= Vulcan Gas Company (1967–1970) =

60s-70s Texas music venue

Vulcan handbill for December 26 & 27, 1969.

The original Vulcan Gas Company (usually called Vulcan) was the first successful psychedelic music venue in Austin, Texas. The Vulcan opened its doors at 316 Congress Avenue in the fall of 1967, and closed in the summer of 1970. Gary Scanlon, Houston White, Don Hyde, and Sandy Lockett started the VGC. By 1969, management was primarily by White and Lockett, along with Jim Franklin. There was a substantial sound system installed by Sandy Lockett. Charlie Sauer was the principal audio engineer for the last year of operation. Bobby Hedderman and Marty McDermott managed the club for the last few months. Underground cartoonist Gilbert Shelton became their art director in 1967 and drew their weekly posters.

==History==

In an interview with Don Hyde by Eddie Wilson in 2010, Hyde said that the landlord had tremendous pressure from everywhere to throw them out. He went down to the VGC a couple of times, unannounced, on a Saturday night, walked around and said "I just don't see what everyone is so upset about. It just looks like young people having fun. It is loud! But to each his own." He told Hyde that as long as the rent was paid--$350 a month—they could stay.

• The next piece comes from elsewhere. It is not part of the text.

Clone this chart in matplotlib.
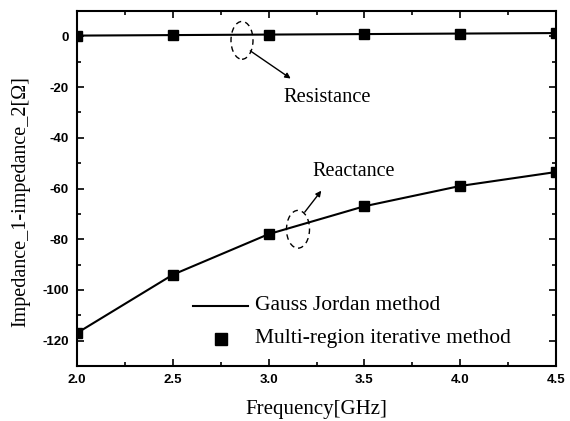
import matplotlib
matplotlib.use("Agg")
import matplotlib.pyplot as plt
from matplotlib.patches import Ellipse
from matplotlib.ticker import MultipleLocator, FormatStrFormatter

plt.rcParams["axes.unicode_minus"] = False

freq = [2.0, 2.5, 3.0, 3.5, 4.0, 4.5]
resistance = [0.3, 0.5, 0.7, 0.9, 1.1, 1.3]
reactance = [-117.0, -94.0, -78.0, -67.0, -59.0, -53.5]

serif = "Liberation Serif"
sans = "Liberation Sans"

fig = plt.figure(figsize=(5.7, 4.21), dpi=100)
ax = fig.add_axes([77/570, 1 - 366/421, (556-77)/570, (366-11)/421])

for y in (resistance, reactance):
    ax.plot(freq, y, color="black", lw=1.5, zorder=2)
    ax.plot(freq, y, ls="none", marker="s", ms=6.5, color="black", zorder=3)

ax.set_xlim(2.0, 4.5)
ax.set_ylim(-130, 10)
ax.xaxis.set_major_locator(MultipleLocator(0.5))
ax.xaxis.set_minor_locator(MultipleLocator(0.25))
ax.yaxis.set_minor_locator(MultipleLocator(10))
ax.set_yticks([0, -20, -40, -60, -80, -100, -120])
ax.xaxis.set_major_formatter(FormatStrFormatter("%.1f"))
ax.tick_params(which="both", direction="in", top=True, right=True, width=1.2)
ax.tick_params(which="major", length=5, labelsize=9.5, pad=6)
ax.tick_params(which="minor", length=3)
for lab in ax.get_xticklabels() + ax.get_yticklabels():
    lab.set_family(sans)
    lab.set_fontweight("bold")
for s in ax.spines.values():
    s.set_linewidth(1.5)

ax.set_xlabel("Frequency[GHz]", family=serif, fontsize=15, labelpad=10)
ax.set_ylabel("Impedance_1-impedance_2[Ω]", family=serif, fontsize=14.5)
ax.yaxis.set_label_coords(-0.098, 0.462)

# annotations
def px2data(px, py):
    x0, x1 = 77, 556
    y0, y1 = 34, 340
    return 2.0 + (px - x0) / (x1 - x0) * 2.5, 0 + (py - y0) / (y1 - y0) * (-120)

ex, ey = px2data(242, 38)
ax.add_patch(Ellipse((ex, ey), 22/479*2.5, 38/306*120, fill=False, ls=(0, (4, 3)), lw=1.0, color="black"))
ex2, ey2 = px2data(298, 228)
ax.add_patch(Ellipse((ex2, ey2), 23/479*2.5, 38/306*120, fill=False, ls=(0, (4, 3)), lw=1.0, color="black"))

ax.annotate("", xy=px2data(293, 78), xytext=px2data(248, 47),
            arrowprops=dict(arrowstyle="-|>", color="black", lw=1.0, mutation_scale=8))
ax.annotate("", xy=px2data(323, 187), xytext=px2data(303, 213),
            arrowprops=dict(arrowstyle="-|>", color="black", lw=1.0, mutation_scale=8))

tx, ty = px2data(327, 95)
ax.text(tx, ty, "Resistance", family=serif, fontsize=14.8, ha="center", va="center")
tx, ty = px2data(354, 170)
ax.text(tx, ty, "Reactance", family=serif, fontsize=14.5, ha="center", va="center")

# legend
lx0, ly = px2data(193, 305)
lx1, _ = px2data(248, 305)
ax.plot([lx0, lx1], [ly, ly], color="black", lw=1.5)
ax.text(px2data(255, 305)[0], ly, "Gauss Jordan method", family=serif, fontsize=15.5, va="center")
mx, my = px2data(221, 338)
ax.plot([mx], [my], ls="none", marker="s", ms=8, color="black")
ax.text(px2data(255, 338)[0], my, "Multi-region iterative method", family=serif, fontsize=15.5, va="center")

fig.savefig("out.png", dpi=100)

A name plaque for the Vulcan is still on the front wall of the historic W.B. Smith building, named after the dry goods store which first occupied the building in 1884. In 1967 this end of the street leading to the Texas Capitol was not particularly prosperous and rents were relatively low.

The Vulcan provided a concert stage for unconventional bands of various genres, most notably the 13th Floor Elevators and the Conqueroo. By 1969, Shiva's Headband became the de facto house band, and in the first half of 1970 the Hub City Movers played frequently at the Vulcan.

The club had homemade benches and old church pews for the audience. The main floor, in front of the stage, was used for dancing. The club owner(s) always wanted all ages to attend and even gave passes out to Jr. High kids who would pass handbills out at lunchtime. Smoking marijuana inside the club was discouraged and rare. Alcohol was discouraged, but common. For some time, the Vulcan used space in the adjoining building to the north for selling sandwiches and soft drinks and as office space, but this auxiliary space was eventually abandoned to reduce rent.

Since there was no liquor license and beer could not be sold, almost all of the income came from gate receipts, typically $1.50 per person. That was the main cause of the club's ultimate demise. Johnny Winter, as a favor to White and Lockett, played a benefit concert, along with the Hub City Movers, March 10 & 11, 1970. Even that concert was not enough to offset ominous financial difficulties.

The elevated stage at the northwest end of the hall was rustic, but the psychedelic light show offset that appearance. The light show was operated from a suspended platform on the south side of the room and near the ceiling – reached by a ladder. There was a large horizontal drain pipe across the back of the stage—that pipe is prominent in many photos of performances at the Vulcan.

There is one feature that most customers never saw, but is still a part of the Vulcan legend: the freight elevator. It was in the back, next to the doors that opened onto the alley. Made of wood and powered by human muscle via a rope that worked a reel of steel cable. The ride up was difficult, but the ride down could be precarious. The cable often got snarled and had to be unsnarled by hand.

For much of the history, concerts were advertised with both large posters and letter-sized handbills, similar to those produced for concerts at the Avalon Ballroom and The Fillmore. Gradually, the larger posters were sacrificed to save cost, and eventually the handbills were abandoned for the same reason. Comprehensive collections are available online.

In 2014 an otherwise unrelated venue in Austin adopted the name Vulcan Gas Company.